Eleven lean lines of verse make up the entire song. Four even shorter lines supply the bridge. The chorus is merely “Here I am” in varying melodic progressions. What it says is profound, and comforting. But this isn’t just a Valkyrie deciding who lives and dies, impenetrable and unyielding. The final verse concedes that each singer needs the nourishment of reciprocal caring as much as the person she’s throwing a light out to who’s unable to find it.

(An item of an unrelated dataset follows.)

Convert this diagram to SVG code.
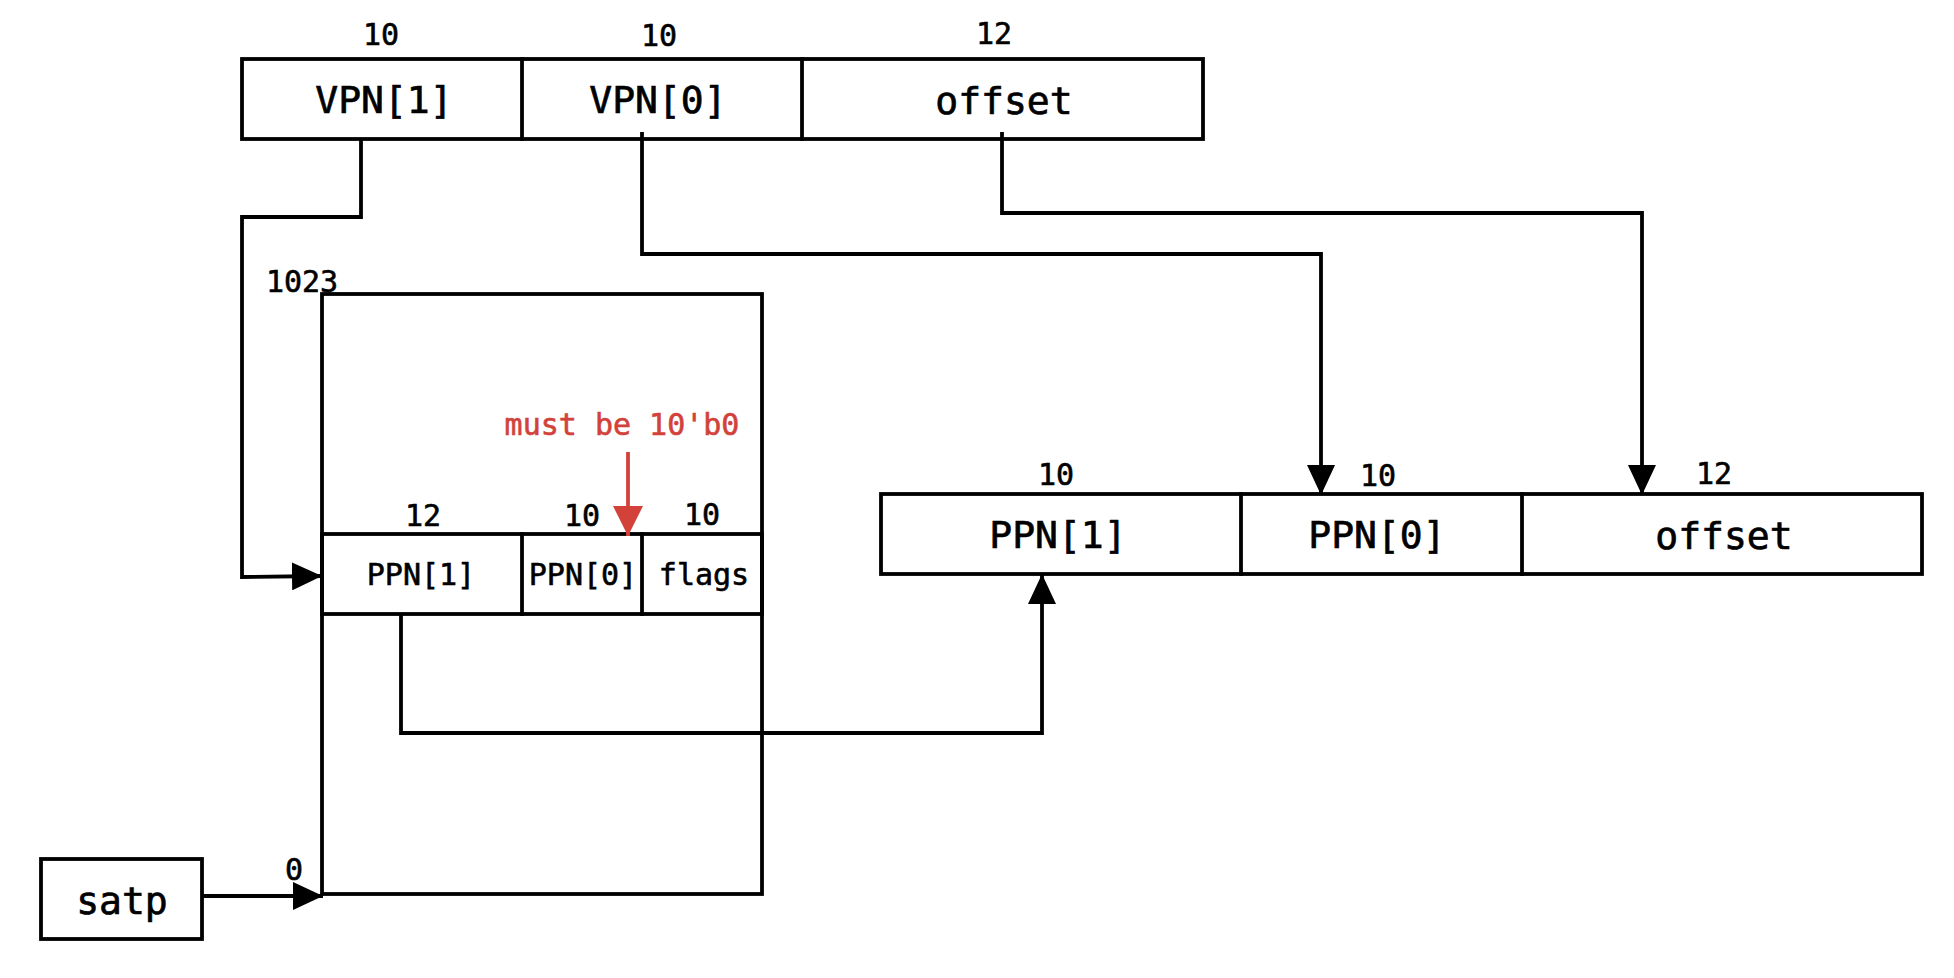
<svg xmlns="http://www.w3.org/2000/svg" width="1954" height="978" viewBox="0 0 1954 978">
  <style>
    .box { fill: none; stroke: #000; stroke-width: 3.8; stroke-linecap: square; }
    .wire { fill: none; stroke: #000; stroke-width: 3.8; }
    .red { fill: none; stroke: #d2423a; stroke-width: 3.8; }
    .big { font-family: "DejaVu Sans Mono", "Liberation Mono", monospace; font-size: 38px; fill: #000; stroke: #000; stroke-width: 0.7; text-anchor: middle; }
    .small { font-family: "DejaVu Sans Mono", "Liberation Mono", monospace; font-size: 30px; fill: #000; stroke: #000; stroke-width: 0.6; text-anchor: middle; }
    .note { font-family: "DejaVu Sans Mono", "Liberation Mono", monospace; font-size: 30px; fill: #d2423a; stroke: #d2423a; stroke-width: 0.6; text-anchor: middle; }
  </style>
  <defs>
    <marker id="arrow" markerUnits="userSpaceOnUse" markerWidth="30" markerHeight="28" refX="30" refY="14" orient="auto">
      <path d="M0,0 L30,14 L0,28 z" fill="#000"/>
    </marker>
    <marker id="arrow-red" markerUnits="userSpaceOnUse" markerWidth="30" markerHeight="30" refX="30" refY="15" orient="auto">
      <path d="M0,0 L30,15 L0,30 z" fill="#d2423a"/>
    </marker>
  </defs>
  <rect width="1954" height="978" fill="#fff"/>

  <!-- virtual address -->
  <g id="va">
    <rect class="box" x="242" y="59" width="961" height="80"/>
    <line class="box" x1="522" y1="59" x2="522" y2="139"/>
    <line class="box" x1="802" y1="59" x2="802" y2="139"/>
    <text class="small" x="381" y="45">10</text>
    <text class="small" x="659" y="46">10</text>
    <text class="small" x="994" y="44">12</text>
    <text class="big" x="384" y="113">VPN[1]</text>
    <text class="big" x="658" y="113">VPN[0]</text>
    <text class="big" x="1004" y="114">offset</text>
  </g>

  <!-- page table -->
  <g id="page-table">
    <rect class="box" x="322" y="294" width="440" height="600"/>
    <text class="small" x="302" y="292">1023</text>
    <text class="small" x="294" y="880">0</text>
  </g>

  <!-- page table entry -->
  <g id="pte">
    <rect class="box" x="322" y="534" width="440" height="80"/>
    <line class="box" x1="522" y1="534" x2="522" y2="614"/>
    <line class="box" x1="642" y1="534" x2="642" y2="614"/>
    <text class="small" x="423" y="526">12</text>
    <text class="small" x="582" y="526">10</text>
    <text class="small" x="702" y="525">10</text>
    <text class="small" x="421" y="585">PPN[1]</text>
    <text class="small" x="583" y="585">PPN[0]</text>
    <text class="small" x="704" y="585">flags</text>
  </g>

  <!-- note -->
  <g id="note">
    <text class="note" x="622" y="435">must be 10'b0</text>
    <line class="red" x1="628" y1="452" x2="628" y2="536" marker-end="url(#arrow-red)"/>
  </g>

  <!-- physical address -->
  <g id="pa">
    <rect class="box" x="881" y="494" width="1041" height="80"/>
    <line class="box" x1="1241" y1="494" x2="1241" y2="574"/>
    <line class="box" x1="1522" y1="494" x2="1522" y2="574"/>
    <text class="small" x="1056" y="485">10</text>
    <text class="small" x="1378" y="486">10</text>
    <text class="small" x="1714" y="484">12</text>
    <text class="big" x="1058" y="548">PPN[1]</text>
    <text class="big" x="1377" y="548">PPN[0]</text>
    <text class="big" x="1724" y="549">offset</text>
  </g>

  <!-- satp register -->
  <g id="satp">
    <rect class="box" x="41" y="859" width="161" height="80"/>
    <text class="big" x="122" y="914">satp</text>
  </g>

  <!-- connectors -->
  <g id="connectors">
    <polyline class="wire" points="361,139 361,217 242,217 242,577 322,576" marker-end="url(#arrow)"/>
    <polyline class="wire" points="642,132 642,254 1321,254 1321,495" marker-end="url(#arrow)"/>
    <polyline class="wire" points="1002,132 1002,213 1642,213 1642,495" marker-end="url(#arrow)"/>
    <polyline class="wire" points="401,614 401,733 1042,733 1042,574" marker-end="url(#arrow)"/>
    <line class="wire" x1="202" y1="896" x2="323" y2="896" marker-end="url(#arrow)"/>
  </g>
</svg>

In many ways, Parton again defines the kindness tempered with strength and acceptance that’s made her a forerunner of Lady Gaga’s Mother Monster figure. Having modeled her looks on the town hooker, with her mettle and determination built upon knowing her own worth and her success sprouting from the sheer will to make it to the top, she realizes it’s in sharing that we become whole.

“Here I Am” is a gospel song as much as anything. A love song, yes, but also a universal salvo of embrace that heals. As talking heads scream, fear rises, Parton and Sia create an anthem of “come to me,” with penitential fervor, a Muscle Shoals Dusty Springfield or Bobbie Gentry wah-wah guitar halfway through and the passion to ignite the darkness so that everyone can find their way home.